> _EXTRACTED ENTRIES_
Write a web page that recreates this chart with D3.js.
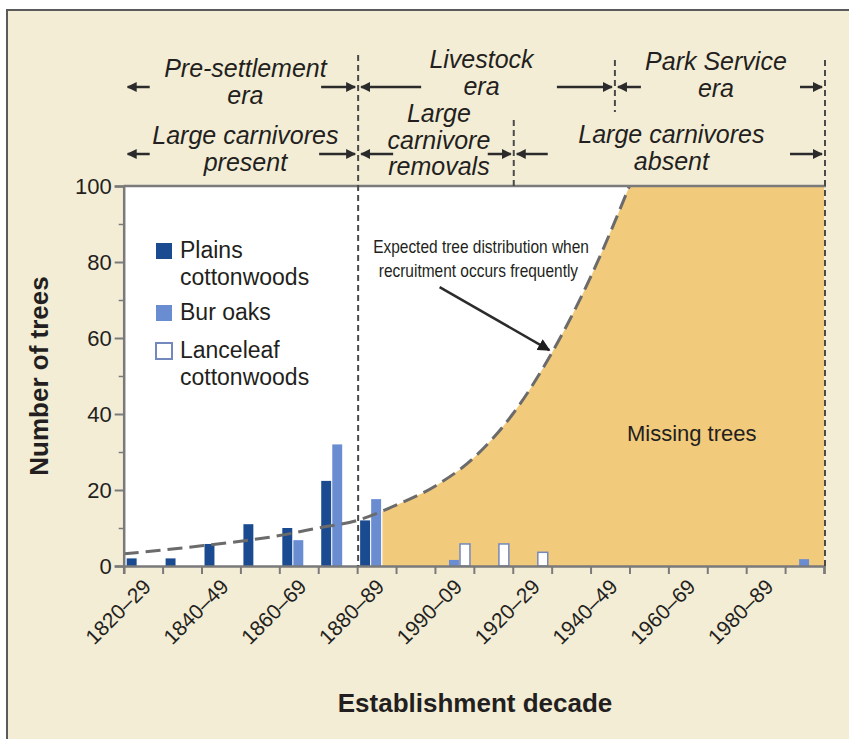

--

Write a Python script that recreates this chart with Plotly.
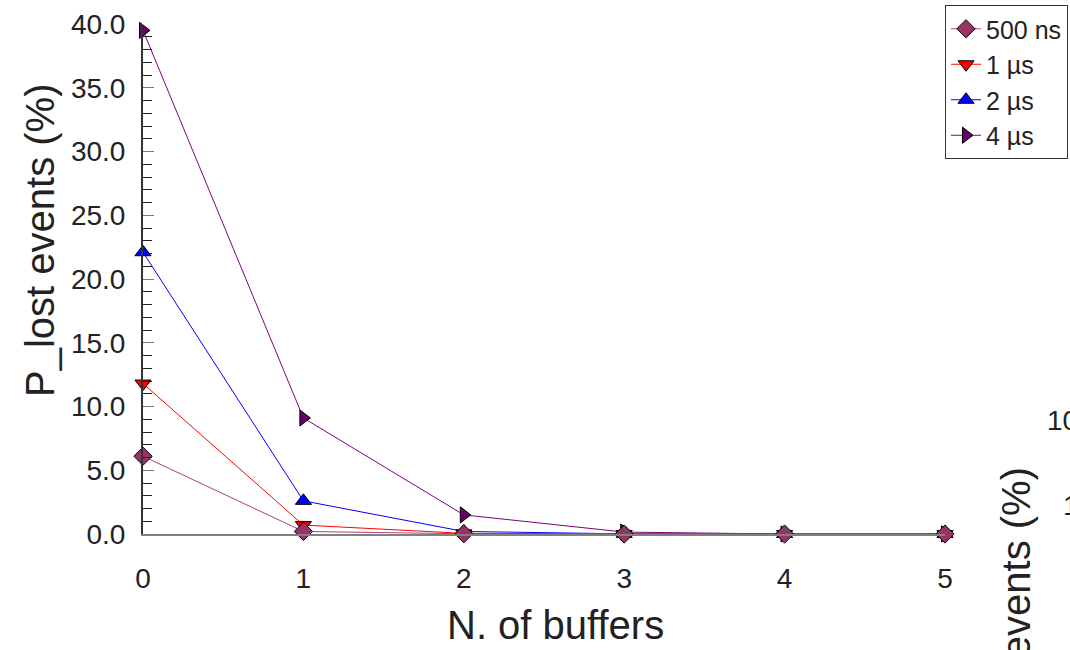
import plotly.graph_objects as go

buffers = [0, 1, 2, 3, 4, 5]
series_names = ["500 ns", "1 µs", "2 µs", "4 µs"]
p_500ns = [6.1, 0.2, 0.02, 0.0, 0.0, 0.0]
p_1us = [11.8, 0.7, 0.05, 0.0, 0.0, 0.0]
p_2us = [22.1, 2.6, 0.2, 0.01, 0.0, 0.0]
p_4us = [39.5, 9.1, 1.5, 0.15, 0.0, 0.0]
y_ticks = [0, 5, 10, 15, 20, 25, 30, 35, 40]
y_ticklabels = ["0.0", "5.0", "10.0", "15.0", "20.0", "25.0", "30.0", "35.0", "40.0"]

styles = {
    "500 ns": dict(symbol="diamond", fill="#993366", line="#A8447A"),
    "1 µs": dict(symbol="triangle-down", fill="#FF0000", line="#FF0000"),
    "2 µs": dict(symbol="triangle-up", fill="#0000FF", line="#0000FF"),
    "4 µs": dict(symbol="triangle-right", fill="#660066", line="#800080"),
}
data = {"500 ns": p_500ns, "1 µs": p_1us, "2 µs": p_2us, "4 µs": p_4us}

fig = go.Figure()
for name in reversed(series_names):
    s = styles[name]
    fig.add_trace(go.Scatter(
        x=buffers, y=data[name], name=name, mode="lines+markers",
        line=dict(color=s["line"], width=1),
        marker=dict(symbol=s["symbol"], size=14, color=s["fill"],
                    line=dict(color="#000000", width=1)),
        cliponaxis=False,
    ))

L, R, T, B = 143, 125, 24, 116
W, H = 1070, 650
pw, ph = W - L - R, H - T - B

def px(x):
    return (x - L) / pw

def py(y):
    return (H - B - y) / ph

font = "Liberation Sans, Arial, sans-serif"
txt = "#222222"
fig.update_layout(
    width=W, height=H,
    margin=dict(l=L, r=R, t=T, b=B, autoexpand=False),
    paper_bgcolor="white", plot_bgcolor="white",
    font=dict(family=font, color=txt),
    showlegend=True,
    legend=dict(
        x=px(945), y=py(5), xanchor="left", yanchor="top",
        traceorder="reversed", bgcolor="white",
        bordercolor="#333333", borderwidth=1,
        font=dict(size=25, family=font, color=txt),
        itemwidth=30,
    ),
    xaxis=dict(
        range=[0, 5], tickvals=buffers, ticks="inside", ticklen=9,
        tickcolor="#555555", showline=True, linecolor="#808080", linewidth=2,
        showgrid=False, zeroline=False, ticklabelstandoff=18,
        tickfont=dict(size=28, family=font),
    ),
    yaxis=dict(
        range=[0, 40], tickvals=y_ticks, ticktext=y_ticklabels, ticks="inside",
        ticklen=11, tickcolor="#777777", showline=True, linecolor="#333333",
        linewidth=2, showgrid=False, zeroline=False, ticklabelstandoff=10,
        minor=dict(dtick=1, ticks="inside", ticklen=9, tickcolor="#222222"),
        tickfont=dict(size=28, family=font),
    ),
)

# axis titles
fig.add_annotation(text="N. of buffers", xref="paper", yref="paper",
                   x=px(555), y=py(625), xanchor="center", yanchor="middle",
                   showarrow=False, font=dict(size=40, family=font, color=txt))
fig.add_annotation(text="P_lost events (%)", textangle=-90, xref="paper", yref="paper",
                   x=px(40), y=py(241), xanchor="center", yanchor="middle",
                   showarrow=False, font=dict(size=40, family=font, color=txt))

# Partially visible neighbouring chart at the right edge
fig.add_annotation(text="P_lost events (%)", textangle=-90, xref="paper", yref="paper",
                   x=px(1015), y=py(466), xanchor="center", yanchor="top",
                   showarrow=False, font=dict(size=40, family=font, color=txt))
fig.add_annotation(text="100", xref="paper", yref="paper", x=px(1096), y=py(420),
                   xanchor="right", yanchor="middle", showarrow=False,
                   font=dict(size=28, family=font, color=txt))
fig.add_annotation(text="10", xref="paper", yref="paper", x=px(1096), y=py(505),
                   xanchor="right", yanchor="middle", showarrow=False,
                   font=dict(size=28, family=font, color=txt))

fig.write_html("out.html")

> _WHAT IS BEING ASKED_
In the listing above, find the line with "Write a Python" and the line with "import plotly.graph_objects as go". Set down both and every line between them, minus the pictures.

> _RESPONSE TO THE EXERCISE_
Write a Python script that recreates this chart with Plotly.
import plotly.graph_objects as go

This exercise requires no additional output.